City will pick up tab for installation
Lightfoot bust Lightfoot bust Li
Mar 03, 2017
Gordon Lightfoot is renowned around the globe for weaving golden tapestries of words and sound.
Now, the hometown troubadour is about to turn bronze with an outdoor sculpture gifted from the man himself.
Lightfoot is donating a 260-pound bust of his well-known visage for display outside the front entrance to the Orillia Opera House.
“I think it will be a real drawing card,” Mayor Steve Clarke said of the piece by sculptor Gino Cavicchioli.
“I think it will be a real drawing card.” – Mayor Steve Clarke
Lightfoot made the offer during a call to Clarke’s office in October.
A month later, he and staff met with Lightfoot to discuss the logistics of the donation.
“I think it’s wonderful for him to do that,” Clarke added. “And he is supplying this thing. I don’t know what the value is, but I’m sure it’s absolutely significant.”
One councillor was less than enthused after learning the city must pick up the tab for the sculpture’s installation — pegged at $15,000.
“We should support our arts and culture, which we do, but I think $15,000 is a lot of money that could be spent elsewhere,” Mason Ainsworth said, adding the city previously contributed toward the cost of the celebrated Lightfoot sculpture at Tudhope Park. “If (Lightfoot) and his friends want to have it there, I’m sure they could pay for it.”
Measuring 34 inches from shoulder to shoulder, and as many inches high, the bronze bust requires a pedestal.
Preliminary estimates put the cost of a granite pedestal at $5,000 plus tax, while site preparation, a concrete foundation and related landscaping add another $4,000.
Staff received council support for $15,000 to ensure any incidentals are covered.

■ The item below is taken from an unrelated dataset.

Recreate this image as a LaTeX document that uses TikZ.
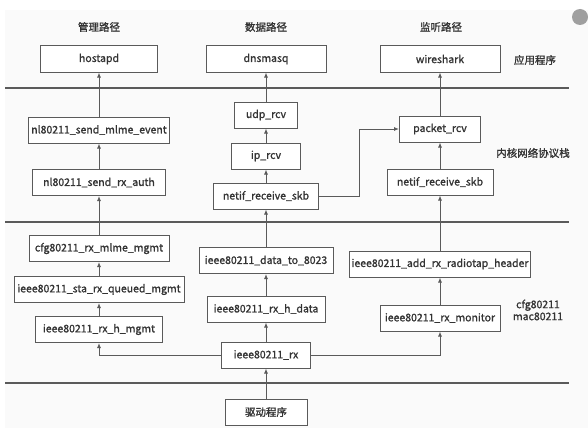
\documentclass[tikz,border=0pt]{standalone}
\usepackage{fontspec}
\setmainfont{Noto Sans CJK SC}
\newfontfamily\boxfont{Noto Sans CJK SC}[FakeBold=1.2]
\usetikzlibrary{arrows.meta}
\definecolor{linegray}{HTML}{5A5A5A}
\definecolor{textgray}{HTML}{333333}
\definecolor{panel}{HTML}{FAFAFA}

\tikzset{
  func/.style={rectangle,draw=linegray,fill=white,line width=1pt,
    minimum height=26pt,inner sep=2pt,text=textgray,
    font=\boxfont\fontsize{10.5}{12}\selectfont},
  tag/.style={text=textgray,align=center,
    font=\boxfont\fontsize{10.5}{12}\selectfont},
  flow/.style={draw=linegray,line width=0.9pt,-{Latex[length=5pt,width=4pt]}},
  layer/.style={draw=linegray,line width=2pt}
}

\begin{document}
\begin{tikzpicture}[x=1pt,y=-1pt]
\useasboundingbox (0,0) rectangle (588,428);
\fill[panel] (5,10) rectangle (588,428);
\fill[gray!75] (580,17) circle (8);

% path headers
\path (99,27) node(hmgmt) [tag] {管理路径}
(266,27) node(hdata) [tag] {数据路径}
(441,27) node(hmon) [tag] {监听路径};

% layer separators
\draw[layer] (5,88) -- (569,88);
\draw[layer] (5,222) -- (569,222);
\draw[layer] (5,383) -- (569,383);

% layer labels
\path (535,60) node(lapp) [tag] {应用程序}
(533,153) node(lkern) [tag] {内核网络协议栈}
(538,310) node(lmac) [tag] {cfg80211\\mac80211};

% management path
\path (99,59) node(hostapd) [func,minimum width=117pt] {hostapd}
(99,130) node(mlmeevt) [func,minimum width=141pt] {nl80211\_send\_mlme\_event}
(99,182.5) node(rxauth) [func,minimum width=133pt] {nl80211\_send\_rx\_auth}
(99,248.5) node(cfgmlme) [func,minimum width=140pt] {cfg80211\_rx\_mlme\_mgmt}
(99,289.5) node(queued) [func,minimum width=170pt] {ieee80211\_sta\_rx\_queued\_mgmt}
(99,329.5) node(rxhmgmt) [func,minimum width=127pt] {ieee80211\_rx\_h\_mgmt};

% data path
\path (266,59) node(dnsmasq) [func,minimum width=120pt] {dnsmasq}
(266,115) node(udp) [func,minimum width=63pt] {udp\_rcv}
(266,156) node(ip) [func,minimum width=69pt] {ip\_rcv}
(266,196) node(netifdata) [func,minimum width=105pt] {netif\_receive\_skb}
(266,260.5) node(to8023) [func,minimum width=134pt] {ieee80211\_data\_to\_8023}
(266,309) node(rxhdata) [func,minimum width=118pt] {ieee80211\_rx\_h\_data}
(266,355) node(rx) [func,minimum width=89pt] {ieee80211\_rx}
(266,412) node(driver) [func,minimum width=82pt] {驱动程序};

% monitor path
\path (440,59) node(wireshark) [func,minimum width=120pt] {wireshark}
(440,129) node(packet) [func,minimum width=81pt] {packet\_rcv}
(440,182) node(netifmon) [func,minimum width=106pt] {netif\_receive\_skb}
(440,264) node(radiotap) [func,minimum width=180pt] {ieee80211\_add\_rx\_radiotap\_header}
(440,318) node(rxmon) [func,minimum width=120pt] {ieee80211\_rx\_monitor};

\coordinate (jog) at (359,196);

\draw[flow] (mlmeevt.north) -- (hostapd.south);
\draw[flow] (rxauth.north) -- (mlmeevt.south);
\draw[flow] (cfgmlme.north) -- (rxauth.south);
\draw[flow] (queued.north) -- (cfgmlme.south);
\draw[flow] (rxhmgmt.north) -- (queued.south);
\draw[flow] (rx.west) -| (rxhmgmt.south);

\draw[flow] (udp.north) -- (dnsmasq.south);
\draw[flow] (ip.north) -- (udp.south);
\draw[flow] (netifdata.north) -- (ip.south);
\draw[flow] (to8023.north) -- (netifdata.south);
\draw[flow] (rxhdata.north) -- (to8023.south);
\draw[flow] (rx.north) -- (rxhdata.south);
\draw[flow] (driver.north) -- (rx.south);

\draw[flow] (packet.north) -- (wireshark.south);
\draw[flow] (netifmon.north) -- (packet.south);
\draw[flow] (radiotap.north) -- (netifmon.south);
\draw[flow] (rxmon.north) -- (radiotap.south);
\draw[flow] (rx.east) -| (rxmon.south);
\draw[flow] (netifdata.east) -- (jog) |- (packet.west);
\end{tikzpicture}
\end{document}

Visiting tour groups will flock to the sculpture, predicted Coun. Pat Hehn.
“Having a selfie taken beside a bust of Gordon Lightfoot would certainly be one of the things that they would be most interested in doing,” she added.
The Orillia Opera House holds special meaning for Lightfoot, who as a child scored second place in an amateur singing competition there.
Having achieved fame with his now-classic catalogue, Lightfoot has returned to play the main auditorium that bears his name on numerous occasions.